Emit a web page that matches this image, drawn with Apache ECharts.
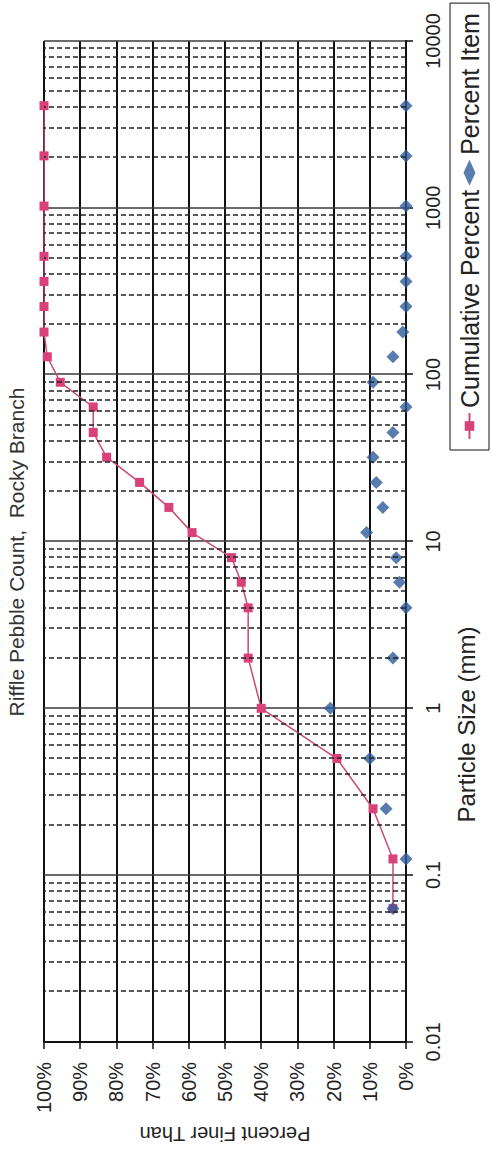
<!DOCTYPE html>
<html><head><meta charset="utf-8">
<script src="https://cdn.jsdelivr.net/npm/echarts@6/dist/echarts.min.js"></script>
<style>
html,body{margin:0;padding:0;width:491px;height:1152px;overflow:hidden;background:#fff;}
#chart{position:absolute;left:0;top:0;width:1152px;height:491px;transform-origin:0 0;transform:translate(0,1152px) rotate(-90deg);}
</style></head><body><div id="chart"></div>
<script>
const particleSizes = [0.063, 0.125, 0.25, 0.5, 1, 2, 4, 5.7, 8, 11.3, 16, 22.6, 32, 45, 64, 90, 128, 180, 256, 362, 512, 1024, 2048, 4096];
const cumulativePercent = [3.6, 3.6, 9.1, 19.1, 40.0, 43.6, 43.6, 45.5, 48.2, 59.1, 65.5, 73.6, 82.7, 86.4, 86.4, 95.5, 99.1, 100, 100, 100, 100, 100, 100, 100];
const percentItem = [3.6, 0, 5.5, 10.0, 20.9, 3.6, 0, 1.8, 2.7, 10.9, 6.4, 8.2, 9.1, 3.6, 0, 9.1, 3.6, 0.9, 0, 0, 0, 0, 0, 0];
const sizeTickLabels = ['0.01', '0.1', '1', '10', '100', '1000', '10000'];
const percentTickLabels = ['0%', '10%', '20%', '30%', '40%', '50%', '60%', '70%', '80%', '90%', '100%'];
const decadeStarts = [0.01, 0.1, 1, 10, 100, 1000];
const minorMultipliers = [2, 3, 4, 5, 6, 7, 8, 9];

const minorGrid = [];
decadeStarts.forEach(d => minorMultipliers.forEach(m => minorGrid.push(+(d * m).toPrecision(3))));

const FONT = 'Liberation Sans, Arial, sans-serif';
const chart = echarts.init(document.getElementById('chart'), null, {renderer: 'svg'});
chart.setOption({
  animation: false,
  backgroundColor: '#ffffff',
  title: {
    text: 'Riffle Pebble Count,  Rocky Branch',
    left: 600, top: 6, textAlign: 'center', padding: 0,
    textStyle: {fontSize: 21, fontWeight: 'normal', color: '#333', fontFamily: FONT}
  },
  legend: {
    data: ['Cumulative Percent', 'Percent Item'],
    left: 702, top: 450, orient: 'horizontal',
    itemWidth: 26, itemHeight: 12, itemGap: 4,
    padding: [7, 10], borderColor: '#111', borderWidth: 1, backgroundColor: '#fff',
    textStyle: {fontSize: 25, color: '#222', fontFamily: FONT}
  },
  grid: {left: 110, right: 41, top: 44, bottom: 85},
  xAxis: {
    type: 'log', logBase: 10, min: 0.01, max: 10000, splitNumber: 6,
    name: 'Particle Size (mm)', nameLocation: 'middle', nameGap: 48,
    nameTextStyle: {fontSize: 24, color: '#222', fontFamily: FONT, padding: [0, 366, 0, 0]},
    axisLine: {show: true, onZero: false, lineStyle: {color: '#111', width: 2}},
    axisTick: {show: true, inside: false, length: 7, lineStyle: {color: '#111', width: 1.5}},
    axisLabel: {
      margin: 17, fontSize: 20, color: '#222', fontFamily: FONT,
      formatter: v => sizeTickLabels[Math.round(Math.log10(v)) + 2]
    },
    splitLine: {show: true, lineStyle: {color: '#3a3a3a', width: 1.5}},
    minorTick: {show: false}
  },
  yAxis: {
    type: 'value', min: 0, max: 100, interval: 10,
    name: 'Percent Finer Than', nameLocation: 'middle', nameRotate: 90, nameGap: 80,
    nameTextStyle: {fontSize: 20, color: '#222', fontFamily: FONT},
    axisLine: {show: true, lineStyle: {color: '#111', width: 2}},
    axisTick: {show: true, inside: false, length: 7, lineStyle: {color: '#111', width: 1.5}},
    axisLabel: {
      margin: 20, fontSize: 20, color: '#222', fontFamily: FONT,
      formatter: v => percentTickLabels[Math.round(v / 10)]
    },
    splitLine: {show: true, lineStyle: {color: '#111', width: 2}}
  },
  series: [
    {
      name: 'minor grid', type: 'line', data: [], silent: true, z: 1,
      markLine: {
        silent: true, symbol: ['none', 'none'], label: {show: false}, animation: false,
        lineStyle: {type: [5, 3], color: '#222', width: 1.5},
        emphasis: {disabled: true},
        data: minorGrid.map(v => ({xAxis: v}))
      }
    },
    {
      name: 'Cumulative Percent', type: 'line', z: 3,
      data: particleSizes.map((s, i) => [s, cumulativePercent[i]]),
      symbol: 'rect', symbolSize: 9, showAllSymbol: true,
      lineStyle: {color: '#c94a78', width: 1.5},
      itemStyle: {color: '#d9417a'}
    },
    {
      name: 'Percent Item', type: 'scatter', z: 4,
      data: particleSizes.map((s, i) => [s, percentItem[i]]),
      symbol: 'diamond', symbolSize: 13,
      itemStyle: {color: '#2e5b98'}
    }
  ]
});
</script></body></html>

◆ ◆ ◆ ◆ ◆

Stated exercise
Reproduce exactly the run of lines that opens the listing and closes with the line holding "const minorMultipliers = [2, 3, 4, 5, 6, 7, 8, 9];". Pictures are excluded.

Complete output
Emit a web page that matches this image, drawn with Apache ECharts.
<!DOCTYPE html>
<html><head><meta charset="utf-8">
<script src="https://cdn.jsdelivr.net/npm/echarts@6/dist/echarts.min.js"></script>
<style>
html,body{margin:0;padding:0;width:491px;height:1152px;overflow:hidden;background:#fff;}
#chart{position:absolute;left:0;top:0;width:1152px;height:491px;transform-origin:0 0;transform:translate(0,1152px) rotate(-90deg);}
</style></head><body><div id="chart"></div>
<script>
const particleSizes = [0.063, 0.125, 0.25, 0.5, 1, 2, 4, 5.7, 8, 11.3, 16, 22.6, 32, 45, 64, 90, 128, 180, 256, 362, 512, 1024, 2048, 4096];
const cumulativePercent = [3.6, 3.6, 9.1, 19.1, 40.0, 43.6, 43.6, 45.5, 48.2, 59.1, 65.5, 73.6, 82.7, 86.4, 86.4, 95.5, 99.1, 100, 100, 100, 100, 100, 100, 100];
const percentItem = [3.6, 0, 5.5, 10.0, 20.9, 3.6, 0, 1.8, 2.7, 10.9, 6.4, 8.2, 9.1, 3.6, 0, 9.1, 3.6, 0.9, 0, 0, 0, 0, 0, 0];
const sizeTickLabels = ['0.01', '0.1', '1', '10', '100', '1000', '10000'];
const percentTickLabels = ['0%', '10%', '20%', '30%', '40%', '50%', '60%', '70%', '80%', '90%', '100%'];
const decadeStarts = [0.01, 0.1, 1, 10, 100, 1000];
const minorMultipliers = [2, 3, 4, 5, 6, 7, 8, 9];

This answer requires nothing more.